Why isn't lambda notation popular among mathematicians?
As Derek already said, there is no essential difference between functions $A\times B \to C$ and functions $A\to (B \to C)$ via Currying (this is also more abstractly expressed by the universal property of an exponential which unifies the set-theoretical currying and currying in a typed lambda calculus).
On the notational side of things, I personally prefer $x\mapsto f(x)$ to $\lambda x. f(x)$ and I suspect many other mathematicians feel the same (especially since $\lambda$ is such a commonly used letter).
EDIT: (now that my answer stopped being one, let me add some rambling that the 29 people so far have not upvoted for):
I'm guessing many mathematicians are less "comfortable" with nested expressions like $v\mapsto (f \mapsto f(v))$. That would be nothing extraordinary, since there are various concepts that some mathematicians feel less comfortable about. Here are two (unrelated) things that I have encountered:
- empty metric spaces: Some people deliberately require metric spaces to be non-empty which is a nuisance: given a metric space $(X,d)$ and $Y\subseteq X$, $(Y,d|_{Y^2})$ is a metric space again... unless of course $Y=\emptyset$; apparently it doesn't feel "right" for metric spaces to be empty
- $f(x)$ instead of $f$: Some people refer to a function $f$ as $f(x)$; this is (unfortunately) what I learned in high school and is (rein)forced by notation like $\frac{d f(x)}{d x}$ and $\int f(x) \,dx$
Although, your example:
Let $A : V\to V^{**}$ such that $Av(f) = f(v)$ for all $v\in V$ and $f\in V^*$
is fine and not hard to understand, in my opinion. For every $v\in V$ we have $Av\in V^{**}$, i.e. $Av : V^* \to \mathbb K$. Hence we can plug in an $f\in V^*$ to get $f(v) \in \mathbb{K}$. If the author thinks it is easy to understand and is more used to it than $v\mapsto (f \mapsto f(v))$ then they would obviously have no reason to change the notation.

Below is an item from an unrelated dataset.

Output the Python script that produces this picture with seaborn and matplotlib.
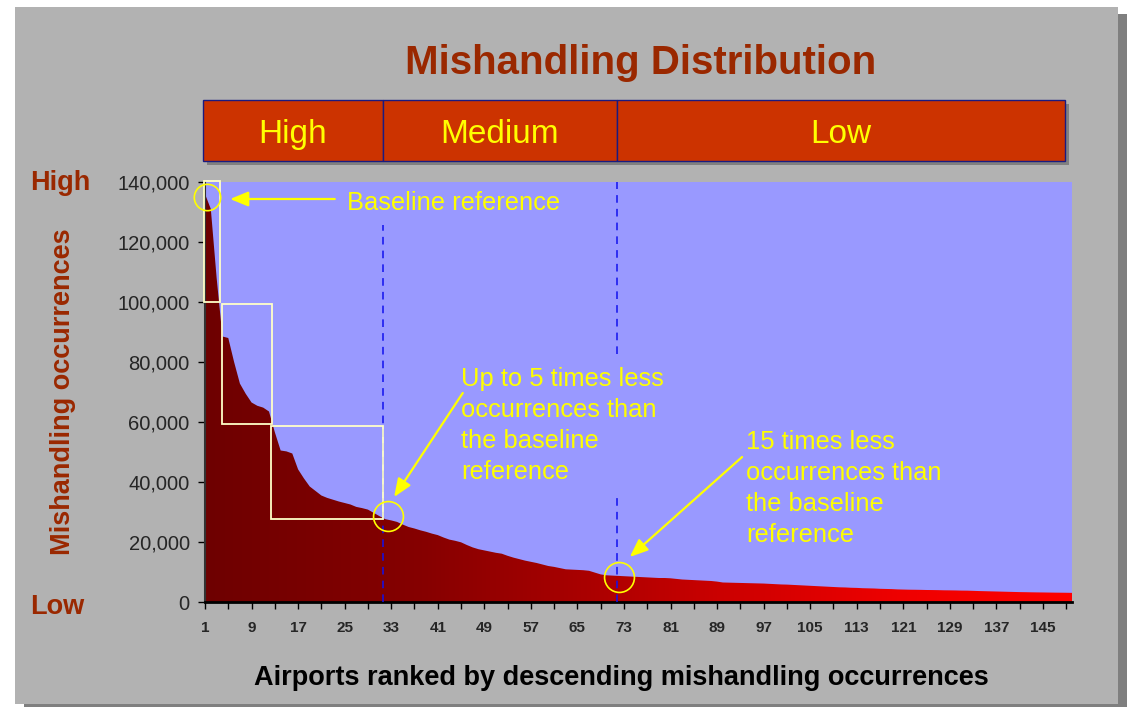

So the reason why $v\mapsto (f\mapsto f(v))$ (or a variant thereof) is not used as much is probably: "I'm not used to this notation and I'm perfectly happy with mine."
By the way, my personal favourite is also not: $$A : V \to V^{**}, v \mapsto (f\mapsto f(v))$$ but $$A : V\to V^{**}, v\mapsto \_(v)$$ where it is implied that $\_$ is a placeholder, i.e. $\_(v) : V^* \to \mathbb{K}, f\to f(v)$.
Lambda calculus is related with computer science through and through. To quote Wikipedia:
Lambda calculus (also written as λ-calculus) is a formal system in mathematical logic for expressing computation based on function abstraction and application using variable binding and substitution.
Highlights mine. Here, "computation", "application" and "substitution" are very well defined operations on symbols as understood in CS. That is literally what lambda calculus is all about, to start out with: to reason about substituting symbols in formal languages.
Processes like Currying are there because they have relatively practical applications - for example, they make abstract reasoning easier (by reducing all lambdas with multiple arguments to ones with single arguments). "Meta" topics like lazy evalation, typing, strictness etc. can all be explored in the context of lambda calculus and have little impact on general mathematic formulae. For CS, it is important to be super exact with these things, as computers, basically, are machines for manipulating symbols.
So, lambdas have use for the theoretical computer linguist / computer scientist / logician; on the surface you could probably use the notation for general mathematics, but many of the advanced "benefits" do not transfer (or at least not in a helpful manner). In most parts of mathematics, especially applied mathematics (physics...), the question of how exactly to "apply" and "substitute" variables is crystal clear and of little interest to anybody - it is often quite usual to skip writing bound variables completely.
Oh, and the other answer: people are just used to the usual representation. Plenty of mathematical areas tend to have their own notations for quite similar things. It's just how it is.